Hamilton Fish to James F. Wilson, May 17, 1872
Mr. Fish to Mr. Wilson.
No. 54.]
Sir: Your dispatches numbers 85 and 86, dated, respectively, the 7th and 10th ultimo, have been received. In these dispatches you inform the Department that General Palacios, then in command of the military forces of the republic of Mexico, stationed at the city of Matamoras, had, on the 8th of that month, issued a proclamamation, the eighth article of which provides that the approach to the place of any vessel is prohibited, be it a war or merchant vessel, large or small, Mexican or foreign, either ascending or descending the Bravo (Rio Grande) within a visual radius of four leagues, measured from the piriometer of the fortification adjacent to the Bravo, at both extremes, unless a special permit shall have been previously given by this office, (comandancia), with previous knowledge of some agent or officer of the nation concerned.” In the same connection you have forwarded copy of a note of General Palacios to you, in reply to a communication which you had previously addressed to him asking for an explanation of his proclamation, and especially of the eighth article.
In his note to you, General Palacios says, “that the prohibition contained in this article is a precautionary military measure, which will only be enforced when the enemy presents himself at the port of the place, and that not the least intention exists to molest American commerce; that by reason of the necessity of a just and legitimate defense, the article in question embraces American vessels; that the spirit of the article is to exercise surveillance, within the radius therein mentioned, over all vessels, if there is good reason to suspect their hostility to the place visited; that if a search shall show all suspicion to have been unfounded the vessel shall be allowed to proceed, and if it shall appear that the suspicion was well-founded, she shall not be allowed to enter the prohibited port; and that, according to the character of the objects found on board, information will be sent to the agent or officer representing the nation to which such vessel belongs of the permit granted or refused, before or after the departure of such vessel.”
While accepting the statements of General Palacios’s note, as to the true intent and meaning of the proclamation, and also in relation to the friendly disposition of the Mexican government toward the vessels and commerce of the United States, it is nevertheless clear that the eighth article of the proclamation of General Palacios is in contravention of the provisions of the treaty of February, 1848, between the United States and Mexico. The river Bravo, or Rio Grande, is a common boundary between the United States and Mexico; it is a navigable river, and, according to universally accepted principles of public law, must be recognized as a common highway for the commerce of both nations. The seventh article of the treaty of February, 1848, recognizing the principle just stated, provides that “the navigation of the Gila and of the Rio Bravo, below said boundary, (southern boundary of New Mexico,) shall be free and common to the vessels and citizens of both countries, and neither shall without the consent of the other construct any work that may impede in whole or in part the exercise of this right.”

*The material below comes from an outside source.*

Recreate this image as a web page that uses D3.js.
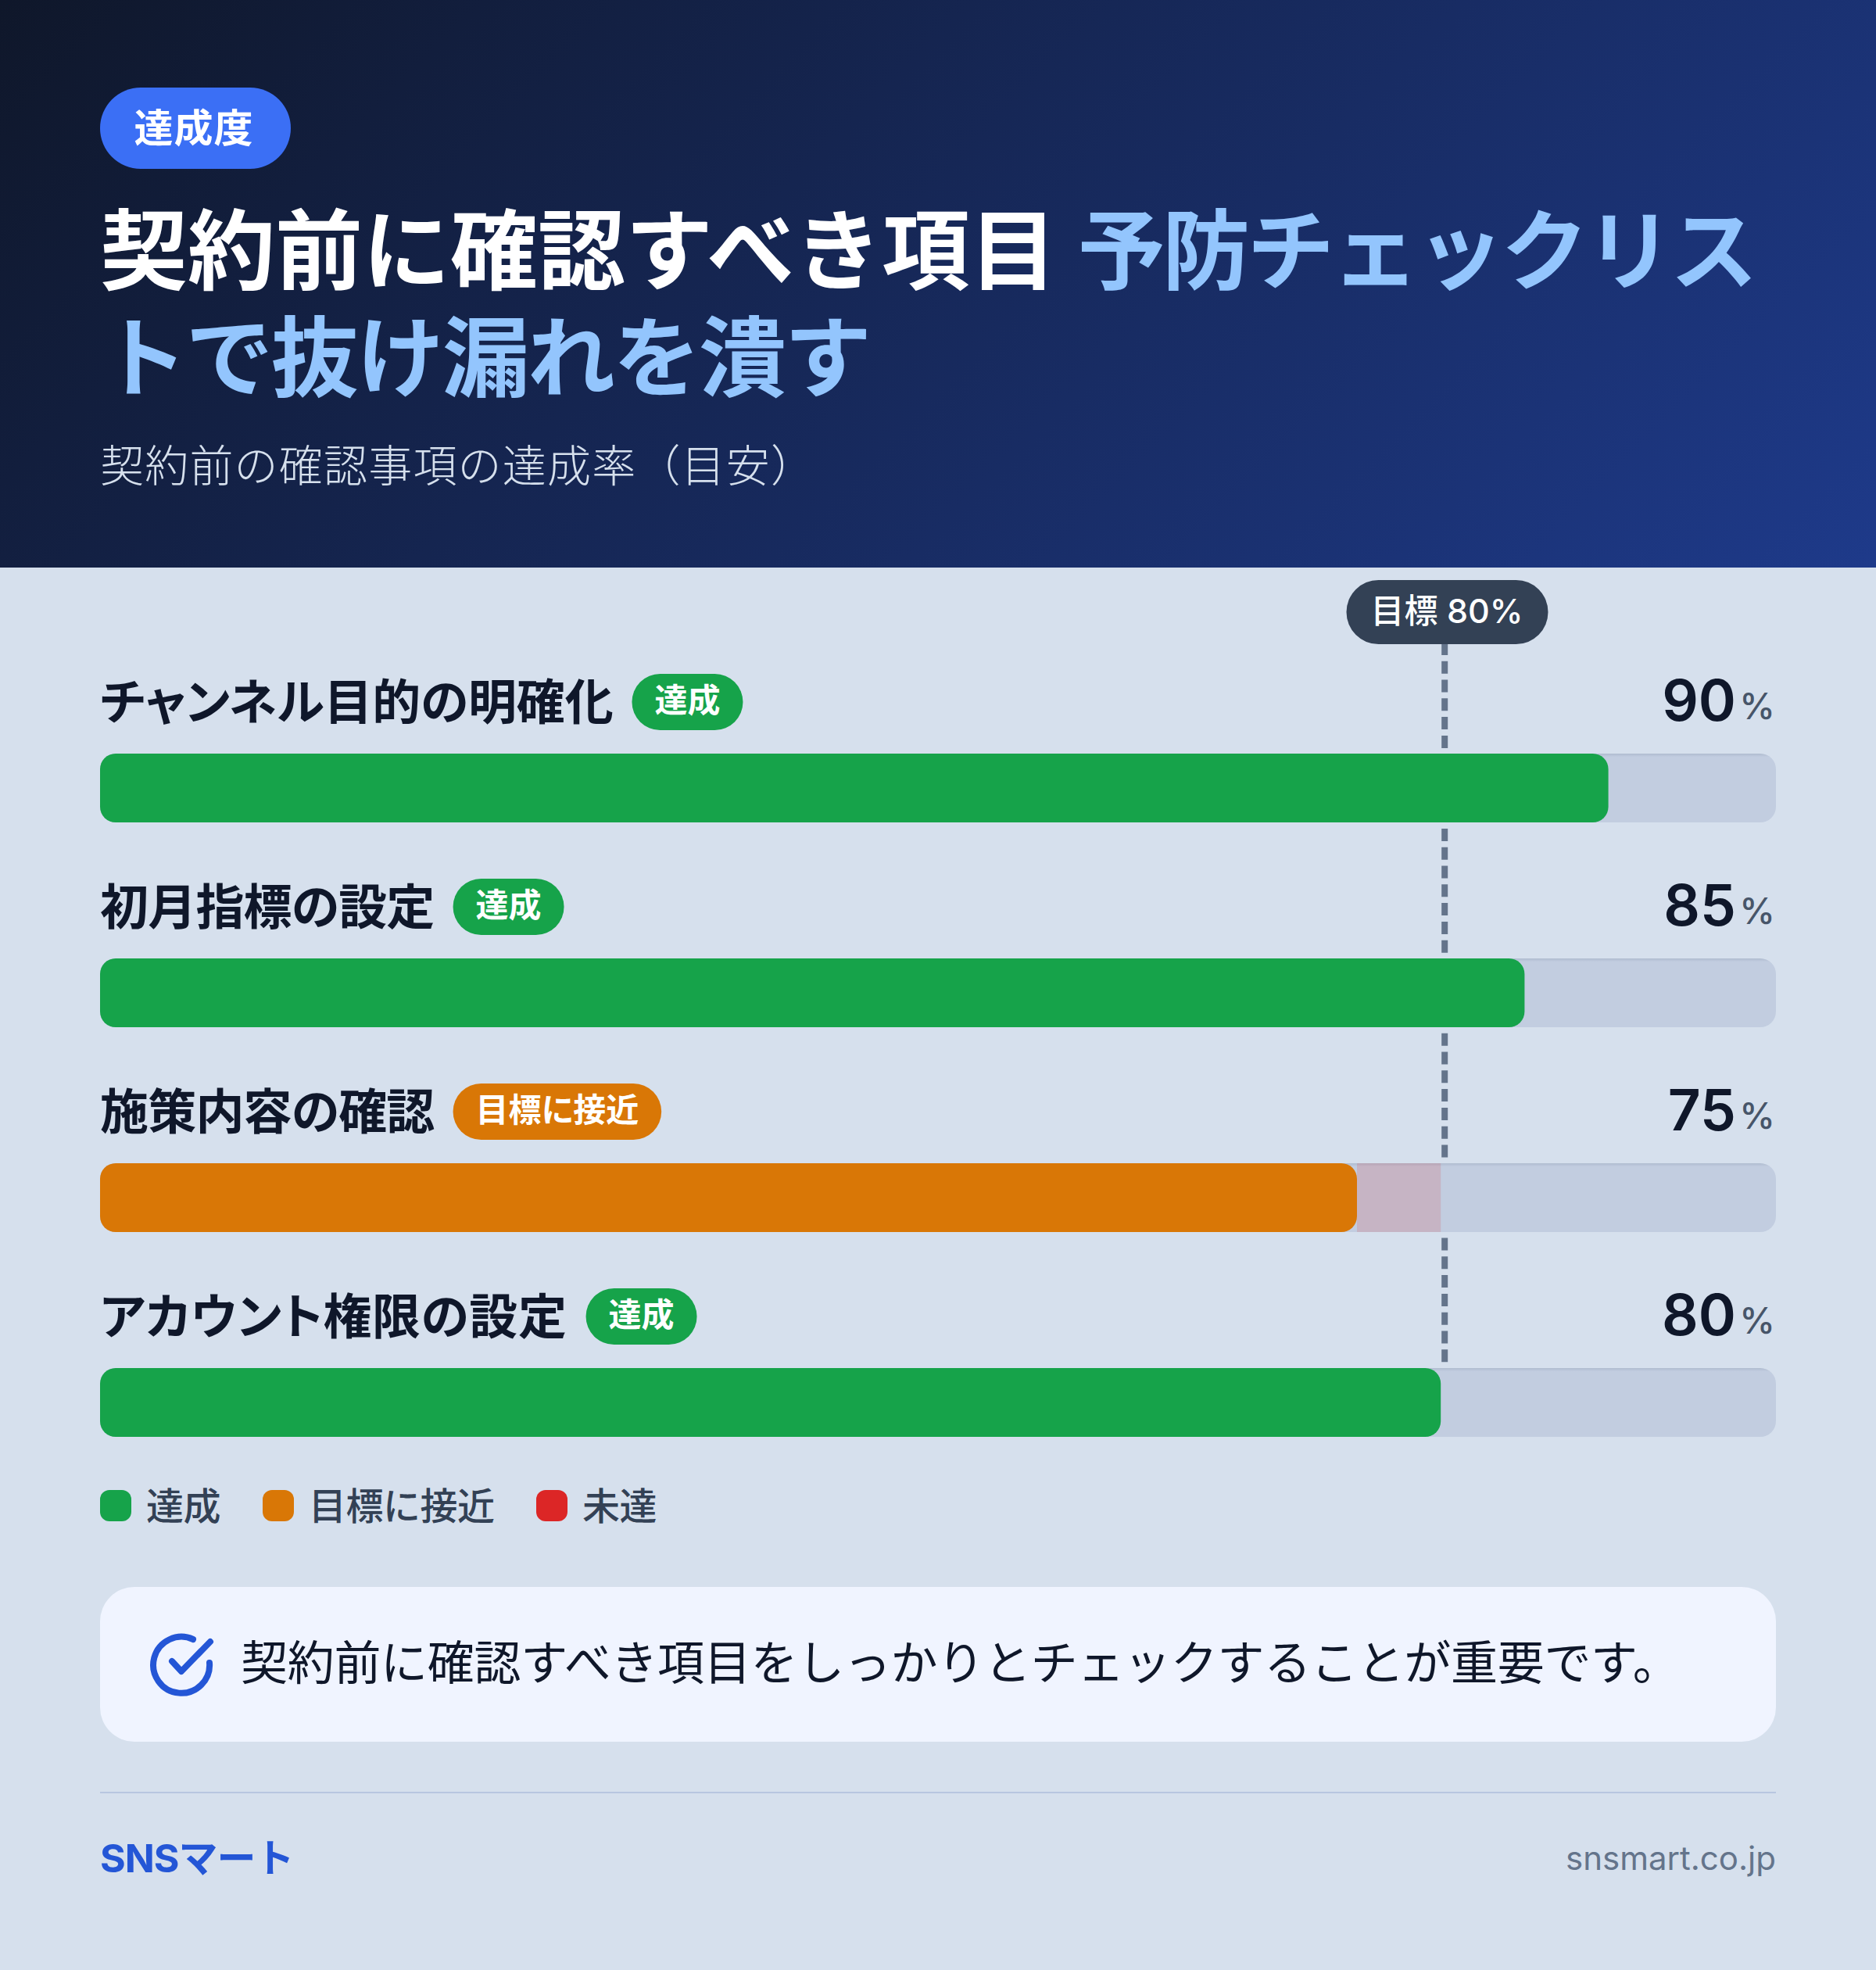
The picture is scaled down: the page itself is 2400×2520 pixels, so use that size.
<!DOCTYPE html>
<html lang="ja">
<head>
  <meta charset="UTF-8" />
  <title>契約前に確認すべき項目</title>
  <style>
    html, body { margin: 0; padding: 0; background: #d6e0ed; }
    svg { display: block; }
    text { font-family: Inter, "Noto Sans CJK JP", sans-serif; }
    .palt { font-feature-settings: 'palt'; }
  </style>
</head>
<body>
  <div id="chart"></div>

  <script src="https://d3js.org/d3.v7.min.js"></script>
  <script>
    const categories = ['チャンネル目的の明確化', '初月指標の設定', '施策内容の確認', 'アカウント権限の設定'];
    const values = [90, 85, 75, 80];
    const statuses = ['達成', '達成', '目標に接近', '達成'];
    const legendLabels = ['達成', '目標に接近', '未達'];
    const legendColors = ['#16a34a', '#d97706', '#dc2626'];
    const target = 80;

    const width = 2400;
    const height = 2520;
    const statusColor = d3.scaleOrdinal().domain(legendLabels).range(legendColors);
    const x = d3.scaleLinear().domain([0, 100]).range([128, 2272]);
    const y = d3.scaleBand().domain(categories).range([964, 2012]).paddingInner(0).paddingOuter(0).align(0);
    const barH = 88;
    const labelSpacing = [-0.2, -0.8, -0.8, 0.6]; // 行ラベルの字間調整

    const svg = d3.select('#chart').append('svg').attr('width', width).attr('height', height);
    const defs = svg.append('defs');

    // ヘッダーの背景 (CSS 135deg 相当)
    const grad = defs.append('linearGradient').attr('id', 'head')
      .attr('gradientUnits', 'userSpaceOnUse')
      .attr('x1', 419).attr('y1', -419).attr('x2', 1981).attr('y2', 1144);
    grad.append('stop').attr('offset', 0).attr('stop-color', '#0f172a');
    grad.append('stop').attr('offset', 1).attr('stop-color', '#1e3a8a');

    // トラック上端の内側の影
    const trackGrad = defs.append('linearGradient').attr('id', 'track').attr('x1', 0).attr('y1', 0).attr('x2', 0).attr('y2', 1);
    trackGrad.append('stop').attr('offset', 0).attr('stop-color', '#b0bcd0');
    trackGrad.append('stop').attr('offset', 0.05).attr('stop-color', '#c2cde0');

    svg.append('rect').attr('width', width).attr('height', height).attr('fill', '#d6e0ed');
    svg.append('rect').attr('width', width).attr('height', 726).attr('fill', 'url(#head)');

    // ヘッダー
    svg.append('rect').attr('x', 128).attr('y', 112).attr('width', 244).attr('height', 104)
      .attr('rx', 52).attr('fill', '#3b6ff5');
    svg.append('text').attr('x', 248).attr('y', 182).attr('text-anchor', 'middle')
      .attr('font-size', 50).attr('font-weight', 700).attr('letter-spacing', 1).attr('fill', '#fff').text('達成度');

    const title1 = svg.append('text').attr('x', 128).attr('y', 362)
      .attr('font-size', 112).attr('font-weight', 700);
    title1.append('tspan').attr('fill', '#fff').text('契約前に確認すべき項目 ');
    title1.append('tspan').attr('fill', '#93c5fd').attr('letter-spacing', -3.7).text('予防チェックリス');
    svg.append('text').attr('x', 128).attr('y', 499)
      .attr('font-size', 112).attr('font-weight', 700).attr('letter-spacing', -2.6)
      .attr('fill', '#93c5fd').text('トで抜け漏れを潰す');
    svg.append('text').attr('x', 128).attr('y', 616)
      .attr('font-size', 56).attr('font-weight', 300).attr('letter-spacing', 1.2).attr('fill', '#d6e0ed')
      .text('契約前の確認事項の達成率（目安）');

    // 目標ライン
    svg.append('line').attr('x1', x(target) + 5).attr('x2', x(target) + 5)
      .attr('y1', 798.1).attr('y2', 1750)
      .attr('stroke', '#64748b').attr('stroke-width', 8).attr('stroke-dasharray', '16 7.8');
    svg.append('rect').attr('x', 1722.5).attr('y', 742).attr('width', 258).attr('height', 82)
      .attr('rx', 41).attr('fill', '#334155');
    svg.append('text').attr('x', 1851).attr('y', 797).attr('text-anchor', 'middle')
      .attr('font-size', 43).attr('font-weight', 500).attr('fill', '#fff').text(`目標 ${target}%`);

    // 行
    const rows = svg.selectAll('g.row').data(categories).enter().append('g').attr('class', 'row');
    rows.append('rect').attr('x', x(0)).attr('y', d => y(d))
      .attr('width', x(100) - x(0)).attr('height', barH).attr('rx', 20)
      .attr('fill', 'url(#track)');
    rows.filter((d, i) => values[i] < target).append('rect')
      .attr('x', d => x(values[categories.indexOf(d)]))
      .attr('y', d => y(d))
      .attr('width', d => x(target) - x(values[categories.indexOf(d)]))
      .attr('height', barH)
      .attr('fill', '#dc2626').attr('fill-opacity', 0.15);
    rows.append('rect').attr('x', x(0)).attr('y', d => y(d))
      .attr('width', (d, i) => x(values[i]) - x(0)).attr('height', barH).attr('rx', 20)
      .attr('fill', (d, i) => statusColor(statuses[i]));

    const labels = rows.append('text').attr('class', 'palt').attr('x', 128).attr('y', d => y(d) - 43)
      .attr('font-size', 62).attr('font-weight', 700).attr('letter-spacing', (d, i) => labelSpacing[i])
      .attr('fill', '#0f172a').text(d => d);

    rows.each(function (d, i) {
      const g = d3.select(this);
      const lw = labels.nodes()[i].getComputedTextLength();
      const px = 128 + lw + 24;
      const t = g.append('text').attr('class', 'palt').attr('x', px + 29).attr('y', y(d) - 53)
        .attr('font-size', 42).attr('font-weight', 700).attr('fill', '#fff').text(statuses[i]);
      const tw = t.node().getComputedTextLength();
      g.insert('rect', 'text:last-child').attr('x', px).attr('y', y(d) - 102)
        .attr('width', tw + 58).attr('height', 72).attr('rx', 36)
        .attr('fill', statusColor(statuses[i]));
    });

    rows.append('text').attr('x', 2271).attr('y', d => y(d) - 44).attr('text-anchor', 'end')
      .attr('font-size', 46).attr('font-weight', 500).attr('fill', '#475569').text('%');
    rows.append('text').attr('x', 2221).attr('y', d => y(d) - 42).attr('text-anchor', 'end')
      .attr('font-size', 73).attr('font-weight', 600).attr('fill', '#0f172a').text((d, i) => values[i]);

    // 凡例
    const legendX = [128, 336, 686];
    const legend = svg.selectAll('g.legend').data(legendLabels).enter().append('g').attr('class', 'legend')
      .attr('transform', (d, i) => `translate(${legendX[i]},0)`);
    legend.append('rect').attr('y', 1906).attr('width', 40).attr('height', 40).attr('rx', 12)
      .attr('fill', (d, i) => legendColors[i]);
    legend.append('text').attr('x', 59).attr('y', 1944).attr('font-size', 48).attr('font-weight', 500)
      .attr('letter-spacing', -0.5).attr('fill', '#334155').text(d => d);

    // まとめ
    svg.append('rect').attr('x', 128).attr('y', 2030).attr('width', 2144).attr('height', 198)
      .attr('rx', 44).attr('fill', '#f0f4ff');
    const icon = svg.append('g').attr('fill', 'none').attr('stroke', '#2456d6').attr('stroke-width', 8)
      .attr('stroke-linecap', 'round').attr('stroke-linejoin', 'round');
    icon.append('path').attr('d', 'M 268 2127 A 36 36 0 1 1 247 2097');
    icon.append('path').attr('d', 'M 220 2125 L 232 2138 L 269 2100');
    svg.append('text').attr('x', 308).attr('y', 2149).attr('font-size', 60).attr('letter-spacing', -0.3)
      .attr('fill', '#0f172a')
      .text('契約前に確認すべき項目をしっかりとチェックすることが重要です。');

    // フッター
    svg.append('line').attr('x1', 128).attr('x2', 2272).attr('y1', 2293).attr('y2', 2293)
      .attr('stroke', '#b8c6e0').attr('stroke-width', 2);
    svg.append('text').attr('x', 128).attr('y', 2395).attr('font-size', 50).attr('font-weight', 700)
      .attr('letter-spacing', -1).attr('fill', '#2456d6').text('SNSマート');
    svg.append('text').attr('x', 2272).attr('y', 2392).attr('text-anchor', 'end').attr('font-size', 42)
      .attr('fill', '#64748b').text('snsmart.co.jp');
  </script>
</body>
</html>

Vessels of the United States navigating the Rio Grande, whether ascending or descending, are liable to be subjected to the surveillance of the proposed regulations, and this regardless of the fact of whether such vessels are destined to or intending to touch at any port on the Mexican side of the river. That the exercise of such surveillance upon vessels belonging to the United States, by the authorities of Mexico, would be an impediment to the exercise of the right of the free navigation of the river by such vessels, it needs no argument to maintain. The government of Mexico may prohibit vessels navigating the Rio Grande from entering the ports or landing on the shore of the river, within the territory of that republic, or it may attach such conditions to the entering or landing of such vessels within the territories of Mexico as circumstances shall in the judgment of that government demand, but such regulations cannot properly be extended so as in any manner to impede the exercise of the right of free navigation of the river by vessels belonging to the United States. The correctness of this view of the force of the article in question must be, it is believed, at once apparent to General Palacios.
You will, therefore, on receipt of this instruction, avail yourself of the earliest opportunity to bring the matter to the attention of General Palacios, and assure him that this Department will learn with satisfaction that the regulations and surveillance proposed by the eighth article of his proclamation is no longer sought to be enforced against vessels belonging to the United States navigating the river Rio Grande.